* What you will do: Without the images, write out the whole listing exactly.

* Material:

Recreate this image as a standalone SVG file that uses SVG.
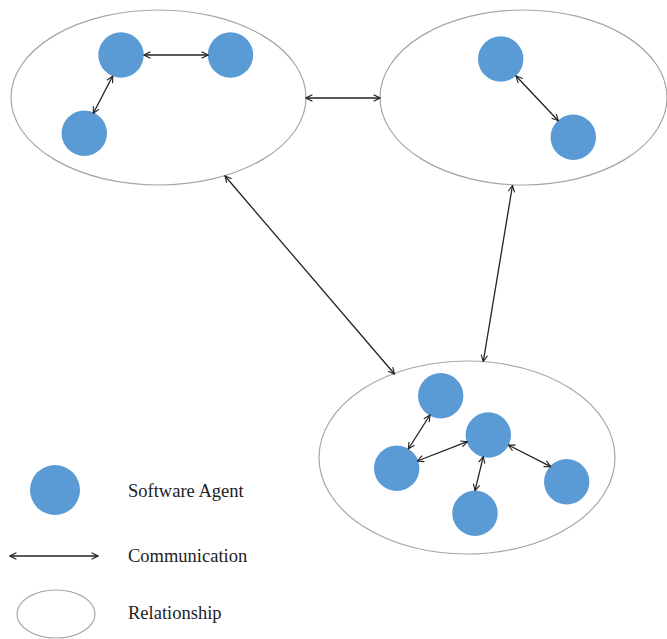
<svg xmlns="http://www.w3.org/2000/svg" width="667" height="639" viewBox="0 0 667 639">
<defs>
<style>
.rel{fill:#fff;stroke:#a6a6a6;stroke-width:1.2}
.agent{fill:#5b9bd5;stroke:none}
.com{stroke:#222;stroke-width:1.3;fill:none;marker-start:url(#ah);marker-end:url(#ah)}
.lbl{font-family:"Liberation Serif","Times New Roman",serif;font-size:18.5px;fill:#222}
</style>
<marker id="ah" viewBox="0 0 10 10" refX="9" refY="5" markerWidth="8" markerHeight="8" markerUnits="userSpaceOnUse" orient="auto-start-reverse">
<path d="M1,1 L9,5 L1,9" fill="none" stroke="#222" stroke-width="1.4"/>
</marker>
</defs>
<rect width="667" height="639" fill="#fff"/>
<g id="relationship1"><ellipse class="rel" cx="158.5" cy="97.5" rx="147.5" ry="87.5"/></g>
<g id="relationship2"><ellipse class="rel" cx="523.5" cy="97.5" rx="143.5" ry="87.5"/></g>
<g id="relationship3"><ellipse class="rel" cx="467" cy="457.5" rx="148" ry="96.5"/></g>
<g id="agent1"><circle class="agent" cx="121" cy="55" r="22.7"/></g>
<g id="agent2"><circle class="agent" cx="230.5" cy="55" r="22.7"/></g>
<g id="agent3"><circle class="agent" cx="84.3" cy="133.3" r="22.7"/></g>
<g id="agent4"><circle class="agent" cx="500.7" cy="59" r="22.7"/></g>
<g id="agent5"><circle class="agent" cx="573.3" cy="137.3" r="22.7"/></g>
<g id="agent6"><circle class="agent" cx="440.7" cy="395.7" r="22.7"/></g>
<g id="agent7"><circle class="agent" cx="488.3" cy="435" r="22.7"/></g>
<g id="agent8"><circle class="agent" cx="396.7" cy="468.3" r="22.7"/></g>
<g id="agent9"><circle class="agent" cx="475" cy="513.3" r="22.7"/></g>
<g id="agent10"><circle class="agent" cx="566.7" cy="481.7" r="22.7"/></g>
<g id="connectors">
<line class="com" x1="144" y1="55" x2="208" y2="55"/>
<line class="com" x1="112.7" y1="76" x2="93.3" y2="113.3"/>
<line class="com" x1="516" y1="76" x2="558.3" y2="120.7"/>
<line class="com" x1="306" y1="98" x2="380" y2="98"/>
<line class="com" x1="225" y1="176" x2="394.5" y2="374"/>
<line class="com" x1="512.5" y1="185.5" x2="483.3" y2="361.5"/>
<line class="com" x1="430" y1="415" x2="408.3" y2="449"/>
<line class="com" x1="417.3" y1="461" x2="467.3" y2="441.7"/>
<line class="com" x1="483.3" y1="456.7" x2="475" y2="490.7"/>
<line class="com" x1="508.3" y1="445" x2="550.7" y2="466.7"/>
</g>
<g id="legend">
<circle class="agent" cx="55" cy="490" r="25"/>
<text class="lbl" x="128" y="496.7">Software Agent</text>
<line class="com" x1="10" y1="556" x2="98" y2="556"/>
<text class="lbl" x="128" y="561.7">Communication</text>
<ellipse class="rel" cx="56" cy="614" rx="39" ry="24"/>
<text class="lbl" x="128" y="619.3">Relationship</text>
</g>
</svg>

* Full output:
Recreate this image as a standalone SVG file that uses SVG.
<svg xmlns="http://www.w3.org/2000/svg" width="667" height="639" viewBox="0 0 667 639">
<defs>
<style>
.rel{fill:#fff;stroke:#a6a6a6;stroke-width:1.2}
.agent{fill:#5b9bd5;stroke:none}
.com{stroke:#222;stroke-width:1.3;fill:none;marker-start:url(#ah);marker-end:url(#ah)}
.lbl{font-family:"Liberation Serif","Times New Roman",serif;font-size:18.5px;fill:#222}
</style>
<marker id="ah" viewBox="0 0 10 10" refX="9" refY="5" markerWidth="8" markerHeight="8" markerUnits="userSpaceOnUse" orient="auto-start-reverse">
<path d="M1,1 L9,5 L1,9" fill="none" stroke="#222" stroke-width="1.4"/>
</marker>
</defs>
<rect width="667" height="639" fill="#fff"/>
<g id="relationship1"><ellipse class="rel" cx="158.5" cy="97.5" rx="147.5" ry="87.5"/></g>
<g id="relationship2"><ellipse class="rel" cx="523.5" cy="97.5" rx="143.5" ry="87.5"/></g>
<g id="relationship3"><ellipse class="rel" cx="467" cy="457.5" rx="148" ry="96.5"/></g>
<g id="agent1"><circle class="agent" cx="121" cy="55" r="22.7"/></g>
<g id="agent2"><circle class="agent" cx="230.5" cy="55" r="22.7"/></g>
<g id="agent3"><circle class="agent" cx="84.3" cy="133.3" r="22.7"/></g>
<g id="agent4"><circle class="agent" cx="500.7" cy="59" r="22.7"/></g>
<g id="agent5"><circle class="agent" cx="573.3" cy="137.3" r="22.7"/></g>
<g id="agent6"><circle class="agent" cx="440.7" cy="395.7" r="22.7"/></g>
<g id="agent7"><circle class="agent" cx="488.3" cy="435" r="22.7"/></g>
<g id="agent8"><circle class="agent" cx="396.7" cy="468.3" r="22.7"/></g>
<g id="agent9"><circle class="agent" cx="475" cy="513.3" r="22.7"/></g>
<g id="agent10"><circle class="agent" cx="566.7" cy="481.7" r="22.7"/></g>
<g id="connectors">
<line class="com" x1="144" y1="55" x2="208" y2="55"/>
<line class="com" x1="112.7" y1="76" x2="93.3" y2="113.3"/>
<line class="com" x1="516" y1="76" x2="558.3" y2="120.7"/>
<line class="com" x1="306" y1="98" x2="380" y2="98"/>
<line class="com" x1="225" y1="176" x2="394.5" y2="374"/>
<line class="com" x1="512.5" y1="185.5" x2="483.3" y2="361.5"/>
<line class="com" x1="430" y1="415" x2="408.3" y2="449"/>
<line class="com" x1="417.3" y1="461" x2="467.3" y2="441.7"/>
<line class="com" x1="483.3" y1="456.7" x2="475" y2="490.7"/>
<line class="com" x1="508.3" y1="445" x2="550.7" y2="466.7"/>
</g>
<g id="legend">
<circle class="agent" cx="55" cy="490" r="25"/>
<text class="lbl" x="128" y="496.7">Software Agent</text>
<line class="com" x1="10" y1="556" x2="98" y2="556"/>
<text class="lbl" x="128" y="561.7">Communication</text>
<ellipse class="rel" cx="56" cy="614" rx="39" ry="24"/>
<text class="lbl" x="128" y="619.3">Relationship</text>
</g>
</svg>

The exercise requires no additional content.